To do | Exactly the lines from the one containing "Output the Python" through the one containing "complex_err = [0.38, 0.367]" are to be returned, please, without any pictures.

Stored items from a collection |
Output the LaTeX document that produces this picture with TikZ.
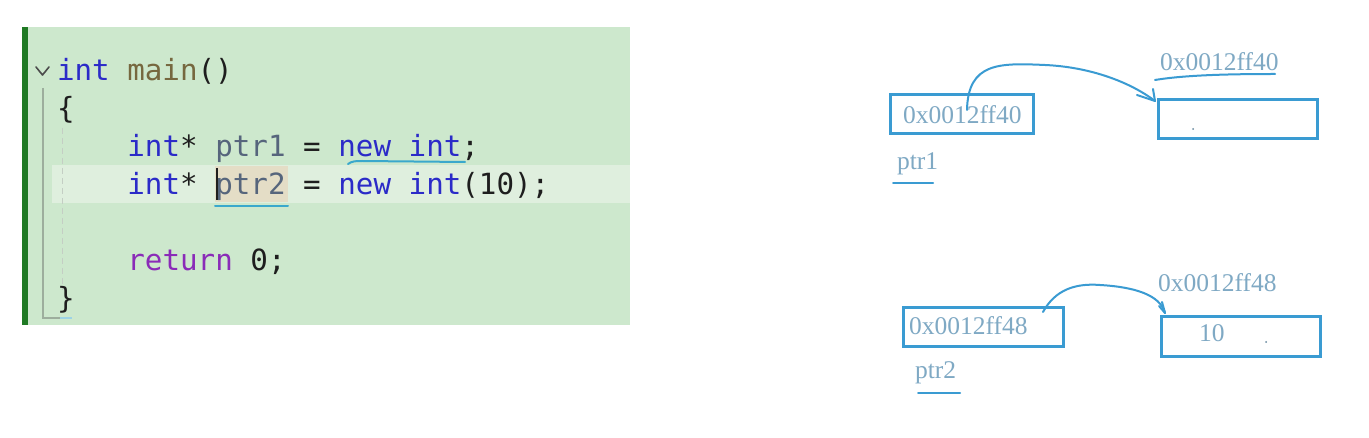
\documentclass[tikz,border=0pt]{standalone}
\usepackage{fontspec}
\newfontfamily\codefont{DejaVu Sans Mono}
\newfontfamily\handfont{Liberation Serif}
\definecolor{kw}{HTML}{2B2BC8}
\definecolor{fn}{HTML}{76683F}
\definecolor{var}{HTML}{56657C}
\definecolor{ret}{HTML}{8A2BB8}
\definecolor{punc}{HTML}{1E1E1E}
\definecolor{panel}{HTML}{CDE8CD}
\definecolor{curline}{HTML}{DFEFDE}
\definecolor{wordhl}{HTML}{E4DDC6}
\definecolor{bar}{HTML}{1F7A24}
\definecolor{guide}{HTML}{9DAE9D}
\definecolor{squig}{HTML}{3AA8CC}
\definecolor{ink}{HTML}{3A9BD2}
\definecolor{handtext}{HTML}{7FA9C4}
\newcommand\handtxt[1]{{\handfont\fontsize{25.5}{30}\selectfont #1}}
\tikzset{
  code/.style={inner sep=0pt, outer sep=0pt, anchor=base west, text=punc,
    font=\codefont\fontsize{29.2}{35}\selectfont},
  hand/.style={inner sep=0pt, outer sep=0pt, anchor=base west, text=handtext},
  membox/.style={draw=ink, line width=3pt, inner sep=0pt, outer sep=0pt, anchor=north west},
  inkline/.style={draw=ink, line width=2pt, line cap=round, line join=round},
}
\begin{document}
\begin{tikzpicture}[x=1pt,y=-1pt]
\path[use as bounding box, fill=white] (0,0) rectangle (1369,438);
% code panel
\fill[panel] (22,27) rectangle (630,325);
\fill[curline] (52,165) rectangle (630,203);
\fill[wordhl] (215,166) rectangle (288,202);
\fill[bar] (22,27) rectangle (28,325);
\draw[guide, line width=1.2pt] (43,88) -- (43,318) -- (60,318);
\draw[squig!50, line width=1.2pt] (60,318) -- (72,318);
\draw[guide!60, line width=1pt, dash pattern=on 6pt off 4pt] (62,128) -- (62,290);
\draw[punc!80, line width=1.6pt, line cap=round, line join=round] (36,67) -- (42.5,75) -- (49,67);
\node[code] (l1) at (57,81) {\textcolor{kw}{int} \textcolor{fn}{main}()};
\node[code] (l2) at (57,119) {\{};
\node[code] (l3) at (127.4,157) {\textcolor{kw}{int}* \textcolor{var}{ptr1} = \textcolor{kw}{new} \textcolor{kw}{int};};
\node[code] (l4) at (127.4,195) {\textcolor{kw}{int}* \textcolor{var}{ptr2} = \textcolor{kw}{new} \textcolor{kw}{int}(10);};
\node[code] (l6) at (127.4,271) {\textcolor{ret}{return} 0;};
\node[code] (l7) at (57,309) {\}};
\draw[punc, line width=1.8pt] (217,168) -- (217,200);
\draw[squig, line width=2pt, line cap=round] (348,164) .. controls (352,161) and (356,161) .. (362,161) -- (465,162);
\draw[squig, line width=2pt, line cap=round] (215,206) -- (288,206);
% memory boxes
\node[membox, minimum width=143pt, minimum height=39pt] (b1) at (890,95) {};
\node[membox, minimum width=159pt, minimum height=39pt] (b2) at (1158,100) {};
\node[membox, minimum width=160pt, minimum height=39pt] (b3) at (903,308) {};
\node[membox, minimum width=159pt, minimum height=40pt] (b4) at (1161,317) {};
% texts
\node[hand] (t1) at (903,124) {\handtxt{0x0012ff40}};
\node[hand] (t2) at (1160,71) {\handtxt{0x0012ff40}};
\node[hand] (t3) at (897,170) {\handtxt{ptr1}};
\node[hand] (t4) at (909,335) {\handtxt{0x0012ff48}};
\node[hand] (t5) at (1158,292) {\handtxt{0x0012ff48}};
\node[hand] (t6) at (1199,342) {\handtxt{10}};
\node[hand] (t7) at (915,379) {\handtxt{ptr2}};
% underlines
\draw[inkline] (1155,80) .. controls (1185,75) and (1230,74) .. (1275,74);
\draw[inkline] (893,183) -- (933,183);
\draw[inkline] (918,393) -- (960,393);
% dots
\fill[handtext!80!black] (1193,129) circle (1pt);
\fill[handtext!80!black] (1266,342) circle (1pt);
% arrows
\coordinate (a1s) at (967,110);
\coordinate (a1e) at (1155,101);
\draw[inkline] (a1s) .. controls (968,62) and (1000,63) .. (1045,65)
  .. controls (1090,67) and (1130,82) .. (a1e);
\draw[inkline] (a1e) -- ++(-18,-6);
\draw[inkline] (a1e) -- ++(-2,-12);
\coordinate (a2s) at (1043,312);
\coordinate (a2e) at (1165,313);
\draw[inkline] (a2s) .. controls (1055,290) and (1075,283) .. (1100,285)
  .. controls (1135,287) and (1160,295) .. (a2e);
\draw[inkline] (a2e) -- ++(-6,-7);
\draw[inkline] (a2e) -- ++(-3,-11);
\end{tikzpicture}
\end{document}
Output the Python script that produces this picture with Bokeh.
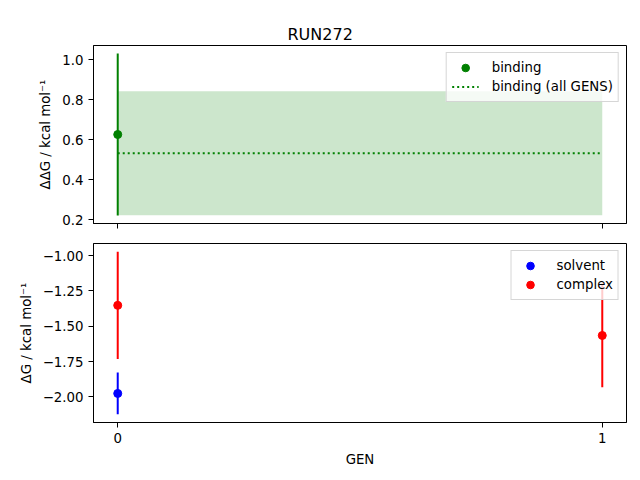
from bokeh.embed import file_html
from bokeh.resources import INLINE
from bokeh.plotting import figure
from bokeh.layouts import column
from bokeh.models import Range1d, FixedTicker, Legend, Title

# data
gens = [0, 1]
gen_labels = ["0", "1"]

binding_gen = [0]
binding_dg = [0.627]
binding_err = [0.405]
binding_all = 0.533
binding_all_err = 0.31

solvent_gen = [0]
solvent_dg = [-1.975]
solvent_err = [0.148]

complex_gen = [0, 1]
complex_dg = [-1.352, -1.565]
complex_err = [0.38, 0.367]

top_ticks = [0.2, 0.4, 0.6, 0.8, 1.0]
top_labels = ["0.2", "0.4", "0.6", "0.8", "1.0"]
bottom_ticks = [-2.0, -1.75, -1.5, -1.25, -1.0]
bottom_labels = ["\u22122.00", "\u22121.75", "\u22121.50", "\u22121.25", "\u22121.00"]

FONT = "DejaVu Sans"
GREEN = "#008000"


def padded(lo, hi, frac=0.05):
    d = (hi - lo) * frac
    return Range1d(lo - d, hi + d)


def style(p, yticks, ylabels, ylabel):
    p.xgrid.grid_line_color = None
    p.ygrid.grid_line_color = None
    p.outline_line_color = "black"
    p.outline_line_alpha = 1
    p.outline_line_width = 1
    p.background_fill_color = "white"
    p.border_fill_color = "white"
    for ax in (p.xaxis[0], p.yaxis[0]):
        ax.axis_line_color = "black"
        ax.major_tick_in = 0
        ax.major_tick_out = 5
        ax.minor_tick_line_color = None
        ax.major_label_text_font = FONT
        ax.major_label_text_font_size = "10pt"
        ax.major_label_text_color = "black"
        ax.axis_label_text_font = FONT
        ax.axis_label_text_font_size = "10pt"
        ax.axis_label_text_font_style = "normal"
        ax.axis_label_text_color = "black"
        ax.major_label_standoff = 5
        ax.axis_label_standoff = 6
    p.xaxis.ticker = FixedTicker(ticks=gens)
    p.xaxis.major_label_overrides = dict(zip(gens, gen_labels))
    p.yaxis.ticker = FixedTicker(ticks=yticks)
    p.yaxis.major_label_overrides = dict(zip(yticks, ylabels))
    p.yaxis.axis_label = ylabel


def style_legend(leg):
    leg.location = "top_right"
    leg.margin = 7
    leg.padding = 5
    leg.spacing = 0
    leg.glyph_width = 27
    leg.glyph_height = 19
    leg.label_height = 19
    leg.label_standoff = 13
    leg.label_text_font = FONT
    leg.label_text_font_size = "10pt"
    leg.label_text_color = "black"
    leg.border_line_color = "#cccccc"
    leg.border_line_alpha = 0.8
    leg.background_fill_alpha = 0.8


# top panel: binding free energy
top_lo = min(min(v - e for v, e in zip(binding_dg, binding_err)), binding_all - binding_all_err)
top_hi = max(max(v + e for v, e in zip(binding_dg, binding_err)), binding_all + binding_all_err)
xr = Range1d(-0.05, 1.05)

p1 = figure(width=640, height=238, output_backend="svg", toolbar_location=None,
            x_range=xr, y_range=padded(top_lo, top_hi),
            min_border_left=93, min_border_right=14, min_border_top=45, min_border_bottom=15)

# real title first, then an invisible spacer title that sits between it and the frame
p1.add_layout(Title(text="RUN272", text_color="black", text_font=FONT,
                    text_font_size="12pt", text_font_style="normal",
                    align="left", offset=194, standoff=4), "above")
p1.add_layout(Title(text="RUN272", text_color=None, text_font=FONT,
                    text_font_size="10pt", standoff=4), "above")

p1.varea(x=gens, y1=[binding_all - binding_all_err] * len(gens),
         y2=[binding_all + binding_all_err] * len(gens), fill_color=GREEN, fill_alpha=0.2)
p1.segment(x0=binding_gen, x1=binding_gen,
           y0=[v - e for v, e in zip(binding_dg, binding_err)],
           y1=[v + e for v, e in zip(binding_dg, binding_err)],
           line_color=GREEN, line_width=2)
r_bind = p1.scatter(binding_gen, binding_dg, size=8, color=GREEN)
r_all = p1.line(gens, [binding_all] * len(gens), line_color=GREEN, line_width=2, line_dash="2 3")
style(p1, top_ticks, top_labels, "\u0394\u0394G / kcal mol\u207b\u00b9")
# shared x axis: ticks only, no labels
p1.xaxis.major_label_text_color = None
p1.xaxis.major_label_text_font_size = "1pt"
p1.xaxis.major_label_standoff = 0
leg1 = Legend(items=[("binding", [r_bind]), ("binding (all GENS)", [r_all])])
style_legend(leg1)
p1.add_layout(leg1, "center")

# bottom panel: solvent and complex legs
lows = [v - e for v, e in zip(solvent_dg + complex_dg, solvent_err + complex_err)]
highs = [v + e for v, e in zip(solvent_dg + complex_dg, solvent_err + complex_err)]

p2 = figure(width=640, height=242, output_backend="svg", toolbar_location=None,
            x_range=xr, y_range=padded(min(lows), max(highs)),
            min_border_left=93, min_border_right=14, min_border_top=5, min_border_bottom=58)
p2.segment(x0=solvent_gen, x1=solvent_gen,
           y0=[v - e for v, e in zip(solvent_dg, solvent_err)],
           y1=[v + e for v, e in zip(solvent_dg, solvent_err)],
           line_color="blue", line_width=2)
p2.segment(x0=complex_gen, x1=complex_gen,
           y0=[v - e for v, e in zip(complex_dg, complex_err)],
           y1=[v + e for v, e in zip(complex_dg, complex_err)],
           line_color="red", line_width=2)
r_sol = p2.scatter(solvent_gen, solvent_dg, size=8, color="blue")
r_com = p2.scatter(complex_gen, complex_dg, size=8, color="red")
style(p2, bottom_ticks, bottom_labels, "\u0394G / kcal mol\u207b\u00b9")
p2.xaxis.axis_label = "GEN"
leg2 = Legend(items=[("solvent", [r_sol]), ("complex", [r_com])])
style_legend(leg2)
p2.add_layout(leg2, "center")

layout = column(p1, p2, spacing=0)
open("out.html", "w").write(file_html(layout, INLINE))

Expected answer |
Output the Python script that produces this picture with Bokeh.
from bokeh.embed import file_html
from bokeh.resources import INLINE
from bokeh.plotting import figure
from bokeh.layouts import column
from bokeh.models import Range1d, FixedTicker, Legend, Title

# data
gens = [0, 1]
gen_labels = ["0", "1"]

binding_gen = [0]
binding_dg = [0.627]
binding_err = [0.405]
binding_all = 0.533
binding_all_err = 0.31

solvent_gen = [0]
solvent_dg = [-1.975]
solvent_err = [0.148]

complex_gen = [0, 1]
complex_dg = [-1.352, -1.565]
complex_err = [0.38, 0.367]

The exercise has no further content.